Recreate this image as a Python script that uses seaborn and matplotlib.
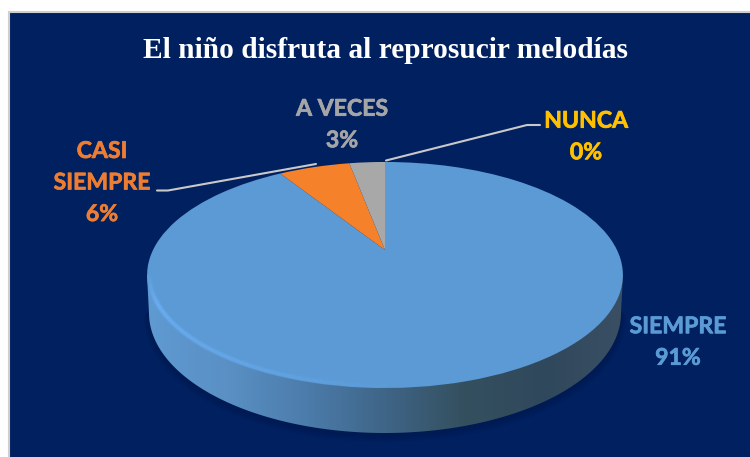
import numpy as np
import matplotlib
matplotlib.use('Agg')
import matplotlib.pyplot as plt
import matplotlib.patheffects as pe
import matplotlib.transforms as mtrans
from matplotlib.collections import LineCollection
from matplotlib.colors import LinearSegmentedColormap, to_rgba
from matplotlib.patches import Polygon, Rectangle
import seaborn as sns

# Data
title = "El niño disfruta al reprosucir melodías"
categories = ['SIEMPRE', 'CASI\nSIEMPRE', 'A VECES', 'NUNCA']
values = [91, 6, 3, 0]
colors = ['#5b9ad5', '#f5822a', '#a8a8a8', '#ffc000']
label_colors = ['#5b9bd5', '#ed7d31', '#a5a5a5', '#ffc000']
label_pos = [(678, 342.5), (102, 183), (342, 125), (586, 137)]

sns.set_theme(style='white')
plt.rcParams['font.family'] = ['Lato', 'DejaVu Sans']

BG = '#002060'
# top surface of the disc, in pixels
CX, CY, RX, RY = 385, 275, 238, 113
APEX_Y = 250
# bottom edge of the rim
RIM_CY, RIM_RX, RIM_RY = 313, 236, 120


class Tilt(mtrans.Transform):
    """Perspective map from the unit pie to picture pixels."""
    input_dims = 2
    output_dims = 2
    is_separable = False
    has_inverse = False

    def transform_non_affine(self, values):
        xy = np.asarray(values)
        k = 0.2212
        w = 1 + k * xy[:, 1]
        px = CX + 232 * xy[:, 0] / w
        py = APEX_Y - 107.5 * xy[:, 1] / w
        return np.column_stack([px, py])


fig = plt.figure(figsize=(7.5, 4.57), dpi=100, facecolor='white')
ax = fig.add_axes([0, 0, 1, 1])

# Pie, then tilted with the transform above
wedges, _ = ax.pie(values, colors=sns.color_palette(colors), startangle=90,
                   counterclock=False, radius=1)
ax.set_aspect('auto')
tilt = Tilt() + ax.transData

ax.add_patch(Rectangle((8.5, 11.5), 760, 460, facecolor=BG, edgecolor='#cfcfcf',
                       lw=1.5, zorder=0))

t = np.radians(np.linspace(180, 360, 200))
rim_x = CX + RIM_RX * np.cos(t)
rim_y = RIM_CY - RIM_RY * np.sin(t)

# soft shadow under the rim
for off, a in [(7, 0.10), (5, 0.12), (3, 0.18)]:
    ax.plot(rim_x, rim_y + off * 0.6, color='#001440', lw=off, alpha=a, zorder=1)

# Rim with a left to right shade
rim_cmap = LinearSegmentedColormap.from_list(
    'rim', ['#5f9ad2', '#5a90c4', '#4c7cab', '#3f6587', '#34505f', '#30485c', '#3a4f63'])
verts = [(CX - RX, CY)] + list(zip(rim_x, rim_y)) + [(CX + RX, CY)]
img = ax.imshow(np.linspace(0, 1, 256)[None, :], cmap=rim_cmap, aspect='auto',
                extent=(CX - RX, CX + RX, 440, 260), zorder=2)
img.set_clip_path(Polygon(verts, closed=True, transform=ax.transData))

for w in wedges:
    w.set_transform(tilt)
    w.set_edgecolor('none')
    w.set_linewidth(0)
    w.set_zorder(3)

# Bevel highlight along the lower left edge
a = np.radians(np.linspace(178, 285, 120))
hx = CX + (RX - 2.5) * np.cos(a)
hy = CY - (RY - 2.5) * np.sin(a)
pts = np.column_stack([hx, hy])
segs = np.stack([pts[:-1], pts[1:]], axis=1)
fade = np.clip(np.minimum(np.linspace(0, 6, len(segs)), np.linspace(1.1, -0.1, len(segs))), 0, 1)
for lw, alpha in [(4.5, 0.25), (2.5, 0.65)]:
    ax.add_collection(LineCollection(segs, linewidths=lw, zorder=4,
                                     colors=[to_rgba('#70b4fb', f * alpha) for f in fade]))

# Leader lines
ax.plot([157, 168, 316], [190.5, 190.5, 164], color='#c9c9c9', lw=1.5, zorder=5)
ax.plot([386, 527, 540], [160.5, 125, 125], color='#c9c9c9', lw=1.5, zorder=5)

# Labels
for name, val, col, (lx, ly) in zip(categories, values, label_colors, label_pos):
    ax.text(lx, ly, f"{name}\n{val}%", color=col, fontsize=16.6, fontweight='bold',
            ha='center', va='center', linespacing=1.62, zorder=6,
            path_effects=[pe.withStroke(linewidth=0.5, foreground=col)])

ax.text(385.5, 51, title, color='white', fontsize=21.2, fontweight='bold',
        family='Liberation Serif', ha='center', va='center', zorder=6)

ax.set_xlim(0, 750)
ax.set_ylim(457, 0)
ax.axis('off')

fig.savefig('out.png', dpi=100, facecolor='white')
════════════════════
PROBLEM DESCRIPTION
Copy out the lines that hold "matplotlib".

SOLUTION FOR THIS EXERCISE
Recreate this image as a Python script that uses seaborn and matplotlib.
import matplotlib
matplotlib.use('Agg')
import matplotlib.pyplot as plt
import matplotlib.patheffects as pe
import matplotlib.transforms as mtrans
from matplotlib.collections import LineCollection
from matplotlib.colors import LinearSegmentedColormap, to_rgba
from matplotlib.patches import Polygon, Rectangle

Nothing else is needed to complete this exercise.